GIVEN PROBLEM »
Output the first line of the listing and each line after it, up to and including the line that contains "const toPoints = (xs, ys, sign)", exactly as written, minus the pictures.

MATERIAL PROVIDED »
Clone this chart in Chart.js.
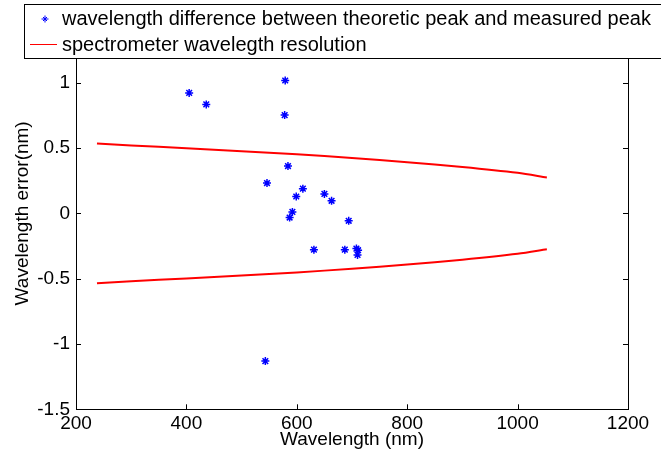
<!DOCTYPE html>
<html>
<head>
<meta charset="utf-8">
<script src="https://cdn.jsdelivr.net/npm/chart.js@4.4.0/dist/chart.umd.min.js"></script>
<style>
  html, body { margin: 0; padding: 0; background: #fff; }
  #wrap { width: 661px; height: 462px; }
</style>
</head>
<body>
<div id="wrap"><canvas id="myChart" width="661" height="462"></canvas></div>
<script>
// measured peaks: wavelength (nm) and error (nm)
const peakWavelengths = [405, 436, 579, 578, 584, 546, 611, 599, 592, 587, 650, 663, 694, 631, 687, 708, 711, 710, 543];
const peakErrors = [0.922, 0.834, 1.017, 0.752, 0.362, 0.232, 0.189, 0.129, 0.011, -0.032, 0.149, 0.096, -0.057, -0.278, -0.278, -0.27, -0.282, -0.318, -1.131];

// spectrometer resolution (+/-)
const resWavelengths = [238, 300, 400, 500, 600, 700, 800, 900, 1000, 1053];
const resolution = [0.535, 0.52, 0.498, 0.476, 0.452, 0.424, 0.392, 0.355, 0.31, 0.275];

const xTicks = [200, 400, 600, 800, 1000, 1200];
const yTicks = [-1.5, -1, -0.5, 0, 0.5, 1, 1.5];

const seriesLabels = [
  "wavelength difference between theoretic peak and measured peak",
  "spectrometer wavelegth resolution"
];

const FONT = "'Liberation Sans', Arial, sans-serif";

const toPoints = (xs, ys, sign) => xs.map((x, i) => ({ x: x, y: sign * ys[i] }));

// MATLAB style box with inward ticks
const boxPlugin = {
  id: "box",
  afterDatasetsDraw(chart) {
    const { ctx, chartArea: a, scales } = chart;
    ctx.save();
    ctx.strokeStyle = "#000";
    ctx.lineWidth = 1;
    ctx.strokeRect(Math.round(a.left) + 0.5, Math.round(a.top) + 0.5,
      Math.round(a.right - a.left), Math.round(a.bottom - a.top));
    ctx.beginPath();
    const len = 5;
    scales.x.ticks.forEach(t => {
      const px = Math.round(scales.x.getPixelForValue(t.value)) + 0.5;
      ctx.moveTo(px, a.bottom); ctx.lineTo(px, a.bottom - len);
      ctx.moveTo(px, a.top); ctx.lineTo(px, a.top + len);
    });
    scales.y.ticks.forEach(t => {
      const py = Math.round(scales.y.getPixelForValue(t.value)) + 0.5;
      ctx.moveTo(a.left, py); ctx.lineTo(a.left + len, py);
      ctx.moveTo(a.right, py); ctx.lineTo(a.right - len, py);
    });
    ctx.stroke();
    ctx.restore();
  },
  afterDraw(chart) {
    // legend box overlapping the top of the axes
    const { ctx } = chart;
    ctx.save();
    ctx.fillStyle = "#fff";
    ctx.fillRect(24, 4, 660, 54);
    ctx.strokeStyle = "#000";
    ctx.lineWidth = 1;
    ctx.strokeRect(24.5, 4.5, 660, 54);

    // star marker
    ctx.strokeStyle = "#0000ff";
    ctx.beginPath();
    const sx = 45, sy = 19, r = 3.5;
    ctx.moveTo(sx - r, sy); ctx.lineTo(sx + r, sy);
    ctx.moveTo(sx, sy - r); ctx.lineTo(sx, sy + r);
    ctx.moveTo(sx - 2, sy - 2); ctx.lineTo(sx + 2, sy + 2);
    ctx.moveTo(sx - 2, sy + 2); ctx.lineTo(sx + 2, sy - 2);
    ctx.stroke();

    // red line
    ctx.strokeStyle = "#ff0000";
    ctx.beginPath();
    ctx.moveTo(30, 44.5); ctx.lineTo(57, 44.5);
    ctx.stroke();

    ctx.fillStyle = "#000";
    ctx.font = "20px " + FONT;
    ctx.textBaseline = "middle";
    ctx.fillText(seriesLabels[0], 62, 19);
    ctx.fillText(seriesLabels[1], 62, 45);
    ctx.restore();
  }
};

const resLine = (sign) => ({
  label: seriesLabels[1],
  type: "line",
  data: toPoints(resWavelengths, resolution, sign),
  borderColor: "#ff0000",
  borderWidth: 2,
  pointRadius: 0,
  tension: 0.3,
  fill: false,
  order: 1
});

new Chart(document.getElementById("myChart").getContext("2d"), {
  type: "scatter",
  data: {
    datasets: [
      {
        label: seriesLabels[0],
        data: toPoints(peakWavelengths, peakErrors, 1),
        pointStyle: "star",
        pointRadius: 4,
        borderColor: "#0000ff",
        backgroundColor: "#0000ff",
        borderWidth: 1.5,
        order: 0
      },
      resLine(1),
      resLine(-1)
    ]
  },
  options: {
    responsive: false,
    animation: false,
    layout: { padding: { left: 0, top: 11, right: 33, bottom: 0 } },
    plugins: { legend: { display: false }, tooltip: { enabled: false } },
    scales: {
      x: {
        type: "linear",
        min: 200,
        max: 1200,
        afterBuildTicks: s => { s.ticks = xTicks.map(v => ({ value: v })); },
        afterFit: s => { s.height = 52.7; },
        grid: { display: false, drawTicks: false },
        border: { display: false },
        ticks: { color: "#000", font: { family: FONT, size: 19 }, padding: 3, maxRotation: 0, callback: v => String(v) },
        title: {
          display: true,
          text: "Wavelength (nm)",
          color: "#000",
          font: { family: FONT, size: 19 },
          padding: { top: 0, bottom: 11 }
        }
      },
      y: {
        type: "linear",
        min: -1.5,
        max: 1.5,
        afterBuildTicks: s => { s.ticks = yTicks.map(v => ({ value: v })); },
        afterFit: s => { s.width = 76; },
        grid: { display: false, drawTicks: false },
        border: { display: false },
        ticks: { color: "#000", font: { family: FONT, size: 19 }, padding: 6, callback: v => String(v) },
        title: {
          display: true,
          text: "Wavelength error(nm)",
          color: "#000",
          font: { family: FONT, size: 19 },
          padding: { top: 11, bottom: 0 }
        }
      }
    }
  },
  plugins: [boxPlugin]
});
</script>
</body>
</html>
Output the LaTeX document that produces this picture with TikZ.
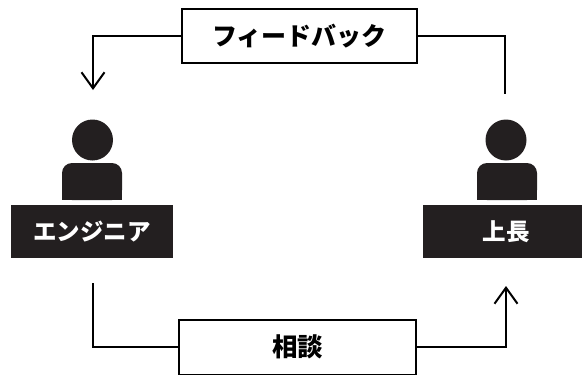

SOLUTION »
Clone this chart in Chart.js.
<!DOCTYPE html>
<html>
<head>
<meta charset="utf-8">
<script src="https://cdn.jsdelivr.net/npm/chart.js@4.4.0/dist/chart.umd.min.js"></script>
<style>
  html, body { margin: 0; padding: 0; background: #fff; }
  #wrap { width: 661px; height: 462px; }
</style>
</head>
<body>
<div id="wrap"><canvas id="myChart" width="661" height="462"></canvas></div>
<script>
// measured peaks: wavelength (nm) and error (nm)
const peakWavelengths = [405, 436, 579, 578, 584, 546, 611, 599, 592, 587, 650, 663, 694, 631, 687, 708, 711, 710, 543];
const peakErrors = [0.922, 0.834, 1.017, 0.752, 0.362, 0.232, 0.189, 0.129, 0.011, -0.032, 0.149, 0.096, -0.057, -0.278, -0.278, -0.27, -0.282, -0.318, -1.131];

// spectrometer resolution (+/-)
const resWavelengths = [238, 300, 400, 500, 600, 700, 800, 900, 1000, 1053];
const resolution = [0.535, 0.52, 0.498, 0.476, 0.452, 0.424, 0.392, 0.355, 0.31, 0.275];

const xTicks = [200, 400, 600, 800, 1000, 1200];
const yTicks = [-1.5, -1, -0.5, 0, 0.5, 1, 1.5];

const seriesLabels = [
  "wavelength difference between theoretic peak and measured peak",
  "spectrometer wavelegth resolution"
];

const FONT = "'Liberation Sans', Arial, sans-serif";

const toPoints = (xs, ys, sign) => xs.map((x, i) => ({ x: x, y: sign * ys[i] }));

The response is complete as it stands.